A likely reason for manufacturers’ reticence to invest in EV technology and infrastructure is that they are not fully aware of the business benefits of EVs. The research revealed a significant knowledge gap around EVs. In fact, nearly half (49%) of manufacturing industry respondents said that they do not feel informed about the opportunities EVs could present for their business.
The research comes as Philip Hammond, Chancellor of the Exchequer, announced a new set of measures in the Budget to boost the EV market in the UK. These measures include £400m to be invested in charging infrastructure, and a tax break for people who charge their electric vehicles at work.
Jason Scagell, Director of Vehicle Charging Solutions at npower, comments: “Given the slow pace at which manufacturers are currently looking to deploy EVs, the Chancellor’s investment package has come at a great time. More work remains to be done in clearly setting out the benefits of EVs to manufacturers, and this will need to be carried out on the broadest possible level, bringing together government, business and the EV industry itself to build a coherent country-wide EV strategy.”
According to the survey, 43% of senior decision makers at manufacturing organisations agree that providing electric vehicle charging facilities at their business sites would prove beneficial. The ability of EVs to make them more carbon efficient (70%) and improve their organisation’s CSR credentials (70%) were cited as the main benefits.

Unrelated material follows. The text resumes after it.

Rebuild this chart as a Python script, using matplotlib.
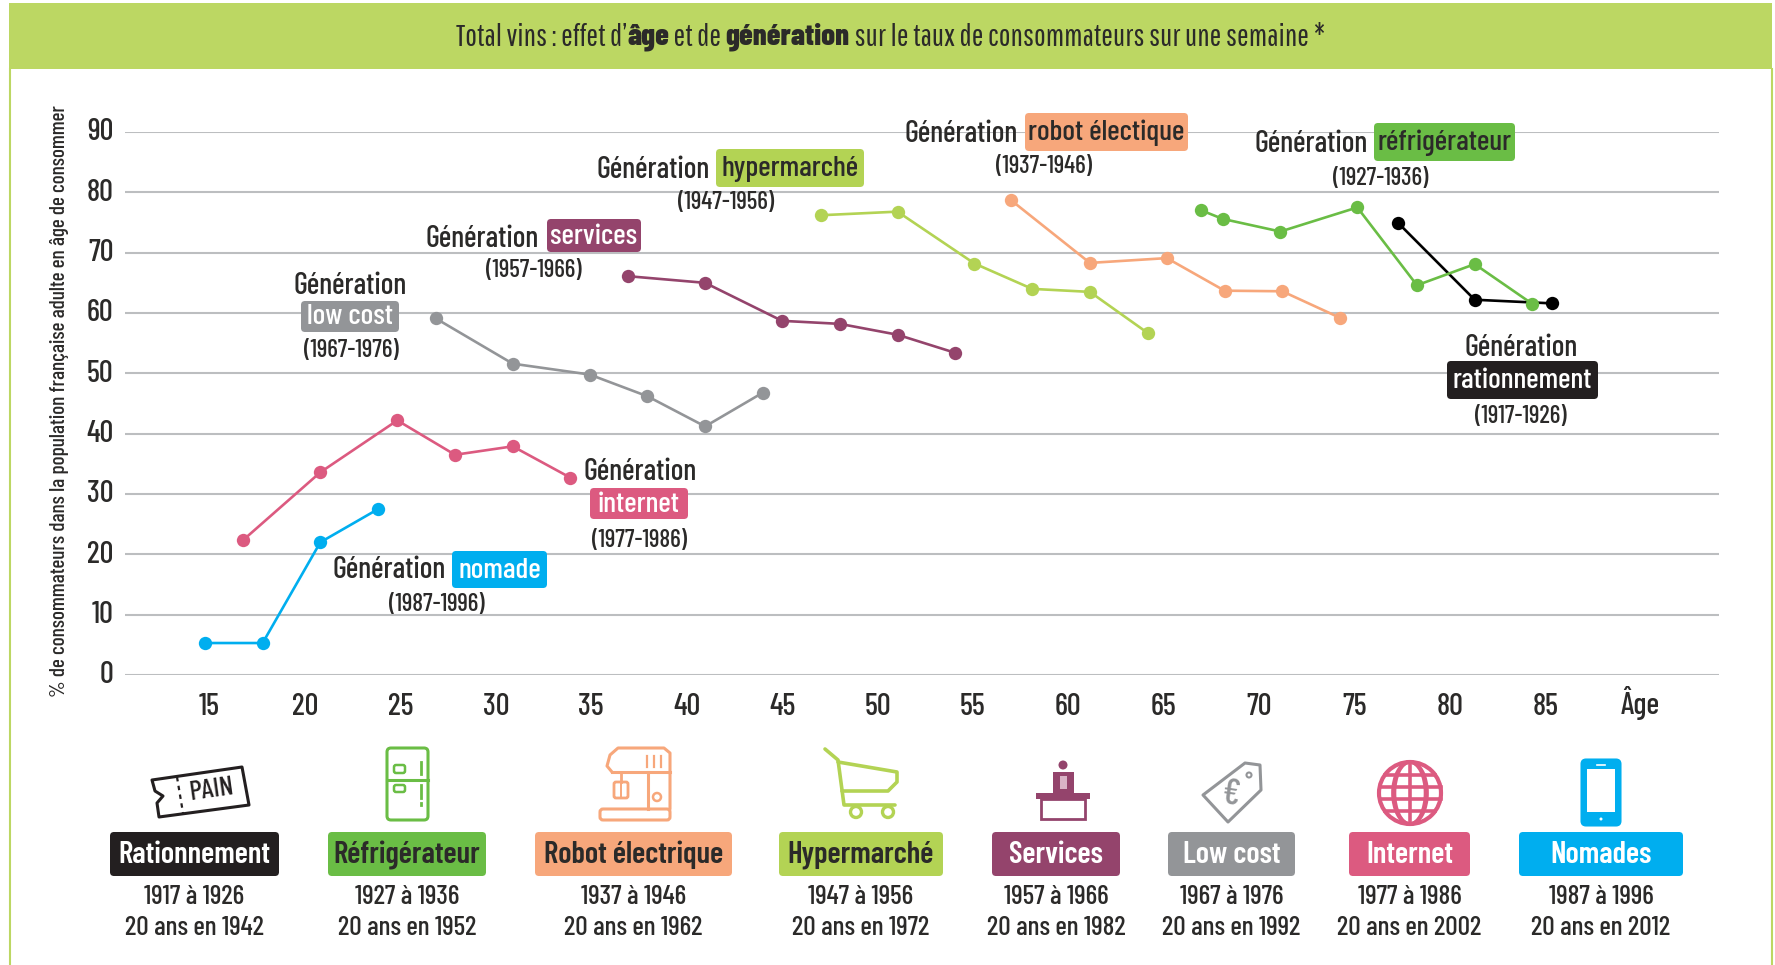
import matplotlib
matplotlib.use('Agg')
import matplotlib.pyplot as plt
from matplotlib import font_manager as fm
from matplotlib.patches import FancyBboxPatch, Circle, Ellipse, Polygon, Rectangle
from matplotlib.transforms import ScaledTranslation

# police etroite si elle existe, sinon on reduit les tailles
installed = {f.name for f in fm.fontManager.ttflist}
NARROW = 'Barlow Condensed' in installed
plt.rcParams['font.family'] = ['Barlow Condensed', 'Liberation Sans', 'DejaVu Sans'] if NARROW else ['Liberation Sans', 'DejaVu Sans']
plt.rcParams['font.weight'] = 500 if NARROW else 400
SIZE = 1.0 if NARROW else 0.72
TITLE_NARROW = 'Pathway Gothic One' in installed

LIGHT_GREEN = '#bcd763'
GREEN = '#6abd45'
ORANGE = '#f7a77b'
PINK = '#dc5a80'
BLUE = '#00aeef'
GREY = '#939598'
PLUM = '#94446c'
BLACK = '#231f20'
HYPER = '#b3d354'
TEXT = '#2b2a29'

# donnees
age_ticks = [15, 20, 25, 30, 35, 40, 45, 50, 55, 60, 65, 70, 75, 80, 85]
pct_ticks = [0, 10, 20, 30, 40, 50, 60, 70, 80, 90]

nomade_age = [15, 18, 21, 24]
nomade_val = [5.3, 5.3, 22.0, 27.5]
internet_age = [17, 21, 25, 28, 31, 34]
internet_val = [22.4, 33.6, 42.2, 36.5, 37.9, 32.7]
lowcost_age = [27, 31, 35, 38, 41, 44]
lowcost_val = [59.1, 51.6, 49.8, 46.2, 41.2, 46.8]
services_age = [37, 41, 45, 48, 51, 54]
services_val = [66.1, 65.0, 58.7, 58.2, 56.4, 53.4]
hyper_age = [47, 51, 55, 58, 61, 64]
hyper_val = [76.2, 76.8, 68.2, 64.0, 63.5, 56.7]
robot_age = [56.9, 61, 65, 68, 71, 74]
robot_val = [78.7, 68.3, 69.1, 63.7, 63.6, 59.2]
frigo_age = [66.8, 67.9, 70.9, 74.9, 78, 81, 84]
frigo_val = [77.0, 75.6, 73.5, 77.5, 64.6, 68.1, 61.5]
ration_age = [77, 81, 85]
ration_val = [75.0, 62.2, 61.6]

legend_names = ['Rationnement', 'Réfrigérateur', 'Robot électrique', 'Hypermarché',
                'Services', 'Low cost', 'Internet', 'Nomades']
legend_years = ['1917 à 1926', '1927 à 1936', '1937 à 1946', '1947 à 1956',
                '1957 à 1966', '1967 à 1976', '1977 à 1986', '1987 à 1996']
legend_twenty = ['20 ans en 1942', '20 ans en 1952', '20 ans en 1962', '20 ans en 1972',
                 '20 ans en 1982', '20 ans en 1992', '20 ans en 2002', '20 ans en 2012']
legend_colors = [BLACK, GREEN, ORANGE, HYPER, PLUM, GREY, PINK, BLUE]
legend_text_colors = ['white', TEXT, TEXT, TEXT, 'white', 'white', 'white', 'white']
legend_boxes = [(110, 279), (328, 486), (535, 732), (779, 943),
                (992, 1120), (1168, 1295), (1349, 1470), (1519, 1683)]


def pill(ax, x0, x1, y0, y1, color):
    ax.add_patch(FancyBboxPatch((x0 + 3, y0 + 3), x1 - x0 - 6, y1 - y0 - 6,
                                boxstyle='round,pad=3,rounding_size=4',
                                fc=color, ec='none', zorder=3))


def label_gen(ax, gx, gy, box, name, color, tcolor, period, px, py):
    ax.text(gx, gy + 2, 'Génération', ha='center', va='center', fontsize=21.6 * SIZE, color=TEXT, zorder=4)
    pill(ax, box[0], box[1], box[2], box[3], color)
    ax.text((box[0] + box[1]) / 2, (box[2] + box[3]) / 2 + 1, name, ha='center', va='center',
            fontsize=21.4 * SIZE, color=tcolor, zorder=4)
    ax.text(px, py + 1, period, ha='center', va='center', fontsize=18 * SIZE, color=TEXT, zorder=4)


def draw_title(fig, ax):
    runs = [('Total vins : effet d’', False), ('âge', True), (' et de ', False),
            ('génération', True), (' sur le taux de consommateurs sur une semaine *', False)]
    renderer = fig.canvas.get_renderer()
    x = 456
    for s, strong in runs:
        s = s.replace(' ', '\u00a0')
        if strong:
            t = ax.text(x, 37, s, ha='left', va='center', fontsize=22.2 * SIZE, fontweight=800,
                        color=TEXT, zorder=4)
        elif TITLE_NARROW:
            t = ax.text(x, 37, s, ha='left', va='center', fontsize=22.4, color=TEXT, zorder=4,
                        family=['Pathway Gothic One', 'DejaVu Sans'])
        else:
            t = ax.text(x, 37, s, ha='left', va='center', fontsize=20 * SIZE, color=TEXT, zorder=4)
        x = t.get_window_extent(renderer).x1


def stroke(ax, pts, color, lw=2.2, closed=False):
    ax.add_patch(Polygon(pts, closed=closed, fc='none', ec=color, lw=lw, joinstyle='round', capstyle='round'))


def round_box(ax, x0, y0, x1, y1, color, r=4, lw=2.2, fill='none'):
    ax.add_patch(FancyBboxPatch((x0 + r, y0 + r), x1 - x0 - 2 * r, y1 - y0 - 2 * r,
                                boxstyle=f'round,pad={r},rounding_size={r}', fc=fill, ec=color, lw=lw))


def draw_icons(ax):
    # ticket
    stroke(ax, [(152, 780), (242, 767), (249, 805), (159, 817), (157, 803), (163, 796), (155, 791)],
           BLACK, closed=True)
    ax.plot([177, 183], [777, 813], color=BLACK, lw=1.6, ls=(0, (2, 2)))
    ax.text(211, 790, 'PAIN', rotation=8, ha='center', va='center', fontsize=20 * SIZE, color=BLACK)

    # frigo
    round_box(ax, 387, 748, 428, 820, GREEN)
    ax.plot([387, 428], [780, 780], color=GREEN, lw=2.2)
    round_box(ax, 394, 765, 405, 773, GREEN, r=2, lw=1.8)
    round_box(ax, 394, 785, 405, 792, GREEN, r=2, lw=1.8)
    ax.plot([421, 421], [762, 774], color=GREEN, lw=2)
    ax.plot([421, 421], [785, 798], color=GREEN, lw=2)
    ax.plot([421, 421], [803, 805], color=GREEN, lw=2)

    # robot
    round_box(ax, 600, 809, 670, 820, ORANGE, r=3)
    stroke(ax, [(612, 772), (607, 766), (610, 755), (618, 748), (664, 748), (670, 753),
                (670, 809)], ORANGE)
    ax.plot([612, 670], [772, 772], color=ORANGE, lw=2.2)
    ax.plot([648, 648], [772, 809], color=ORANGE, lw=2.2)
    for x in [647, 654, 661]:
        ax.plot([x, x], [756, 767], color=ORANGE, lw=1.6)
    ax.plot([621, 621], [772, 782], color=ORANGE, lw=2)
    round_box(ax, 614, 782, 628, 798, ORANGE, r=2, lw=2)
    ax.plot([621, 621], [782, 798], color=ORANGE, lw=1.4)
    ax.add_patch(Circle((657, 797), 4, fc='none', ec=ORANGE, lw=1.8))

    # caddie
    stroke(ax, [(825, 749), (838, 760), (844, 805), (895, 805)], HYPER, lw=2.6)
    stroke(ax, [(838, 762), (897, 772), (897, 782), (888, 791), (842, 791)], HYPER, lw=2.6)
    ax.add_patch(Circle((856, 812), 5.5, fc='white', ec=HYPER, lw=2.4))
    ax.add_patch(Circle((888, 812), 5.5, fc='white', ec=HYPER, lw=2.4))

    # bureau
    ax.add_patch(Circle((1063, 765), 4.5, fc=PLUM, ec='none'))
    ax.add_patch(Rectangle((1053, 772), 21, 22, fc=PLUM, ec='none'))
    ax.add_patch(Rectangle((1060, 776), 7, 13, fc='#d9b3c6', ec='none'))
    ax.add_patch(Rectangle((1036, 793), 54, 6, fc=PLUM, ec='none'))
    ax.add_patch(Rectangle((1041, 799), 44, 20, fc='none', ec=PLUM, lw=2))

    # etiquette
    stroke(ax, [(1228, 822), (1203, 795), (1245, 763), (1260, 765), (1261, 790)], GREY, closed=True)
    ax.add_patch(Circle((1249, 775), 2.5, fc='none', ec=GREY, lw=1.5))
    ax.text(1230, 795, '€', rotation=-8, ha='center', va='center', fontsize=26 * SIZE, color=GREY)

    # globe
    cx, cy, r = 1410, 793, 31
    ax.add_patch(Circle((cx, cy), r, fc='white', ec=PINK, lw=3))
    for w in [r * 1.0, r * 2.0 * 0.55]:
        ax.add_patch(Ellipse((cx, cy), w, 2 * r, fc='none', ec=PINK, lw=2.6))
    ax.plot([cx, cx], [cy - r, cy + r], color=PINK, lw=2.6)
    for dy, half in [(-18, 25), (-6, 30.5), (6, 30.5), (18, 25)]:
        ax.plot([cx - half, cx + half], [cy + dy, cy + dy], color=PINK, lw=2.6)

    # telephone
    round_box(ax, 1582, 760, 1620, 825, BLUE, fill=BLUE)
    ax.add_patch(Rectangle((1587, 769), 28, 43, fc='white', ec='none'))
    ax.plot([1597, 1605], [764.5, 764.5], color='white', lw=1.2)
    ax.add_patch(Circle((1601, 819), 1.5, fc='white', ec='none'))


def main():
    fig = plt.figure(figsize=(17.75, 9.65), dpi=100, facecolor='white')

    # graphique principal, gradue par la librairie
    left, right, top, bottom = 124.5, 1719, 132, 675
    ax = fig.add_axes([left / 1775, 1 - bottom / 965, (right - left) / 1775, (bottom - top) / 965],
                      zorder=1)
    ax.patch.set_alpha(0)
    ax.set_ylim(0, 90)
    ax.set_xlim(10.82, 93.7)
    for s in ax.spines.values():
        s.set_visible(False)
    ax.set_yticks(pct_ticks)
    # les etiquettes de l'original ne tombent pas tout a fait sous les ages
    ax.set_xticks([15.24 + (a - 15) * 0.992 for a in age_ticks], labels=age_ticks)
    ax.tick_params(axis='both', length=0, labelsize=22 * SIZE, labelcolor=TEXT)
    ax.tick_params(axis='x', pad=12.9)
    ax.tick_params(axis='y', pad=8)
    up = ScaledTranslation(0, 2 / 72, fig.dpi_scale_trans)
    for lab in ax.get_yticklabels():
        lab.set_transform(lab.get_transform() + up)
    ax.grid(axis='y', color='#bcbec0', lw=1.5)
    ax.set_axisbelow(True)

    series = [(nomade_age, nomade_val, BLUE), (internet_age, internet_val, PINK),
              (lowcost_age, lowcost_val, GREY), (services_age, services_val, PLUM),
              (hyper_age, hyper_val, HYPER), (robot_age, robot_val, ORANGE),
              (ration_age, ration_val, 'black'), (frigo_age, frigo_val, GREEN)]
    for xs, ys, col in series:
        ax.plot(xs, ys, color=col, lw=1.9, marker='o', ms=9.6, mec='none', clip_on=False)

    # habillage en pixels
    deco = fig.add_axes([0, 0, 1, 1], zorder=2)
    deco.set_xlim(0, 1775)
    deco.set_ylim(965, 0)
    deco.axis('off')
    deco.patch.set_alpha(0)

    deco.add_patch(Rectangle((9, 3), 1763, 66, fc=LIGHT_GREEN, ec='none'))
    deco.plot([10, 10], [69, 965], color=LIGHT_GREEN, lw=1.5)
    deco.plot([1772, 1772], [69, 965], color=LIGHT_GREEN, lw=1.5)
    draw_title(fig, deco)

    deco.text(60, 401, '% de consommateurs dans la population française adulte en âge de consommer',
              rotation=90, ha='center', va='center', fontsize=15.3 * SIZE, color=TEXT)
    deco.text(1640, 703, 'Âge', ha='center', va='center', fontsize=22 * SIZE, color=TEXT)

    label_gen(deco, 653, 168, (716, 864, 149, 187), 'hypermarché', HYPER, TEXT, '(1947-1956)', 726, 202)
    label_gen(deco, 482, 237, (547, 641, 219, 252), 'services', PLUM, 'white', '(1957-1966)', 534, 270)
    label_gen(deco, 350, 284, (301, 399, 301, 332), 'low cost', GREY, 'white', '(1967-1976)', 351, 350)
    label_gen(deco, 961, 132, (1025, 1188, 113, 151), 'robot électique', ORANGE, TEXT, '(1937-1946)', 1044, 166)
    label_gen(deco, 1311, 142, (1374, 1515, 123, 161), 'réfrigérateur', GREEN, TEXT, '(1927-1936)', 1381, 178)
    label_gen(deco, 1521, 346, (1447, 1598, 361, 399), 'rationnement', BLACK, 'white', '(1917-1926)', 1521, 415)
    label_gen(deco, 640, 470, (590, 688, 488, 519), 'internet', PINK, 'white', '(1977-1986)', 640, 539)
    label_gen(deco, 389, 568, (452, 547, 551, 588), 'nomade', BLUE, 'white', '(1987-1996)', 437, 604)

    draw_icons(deco)

    for i, name in enumerate(legend_names):
        x0, x1 = legend_boxes[i]
        xc = (x0 + x1) / 2
        pill(deco, x0, x1, 832, 876, legend_colors[i])
        deco.text(xc, 855, name, ha='center', va='center', fontsize=22.2 * SIZE, fontweight=600,
                  color=legend_text_colors[i], zorder=4)
        deco.text(xc, 897, legend_years[i], ha='center', va='center', fontsize=19.7 * SIZE, color=TEXT)
        deco.text(xc, 928, legend_twenty[i], ha='center', va='center', fontsize=19.7 * SIZE, color=TEXT)

    fig.savefig('out.png', dpi=100)


if __name__ == "__main__":
    main()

“All manufacturers today must be serious about sustainability,” continued Scagell. “Given their complex and widespread supply chains, manufacturers can embrace EVs both to lower their carbon footprint and meet their increasingly important CSR initiatives. That’s why we’re helping our clients in this industry, and others, build clear strategies around EVs that will ensure they move from investment to benefit as fast as possible.”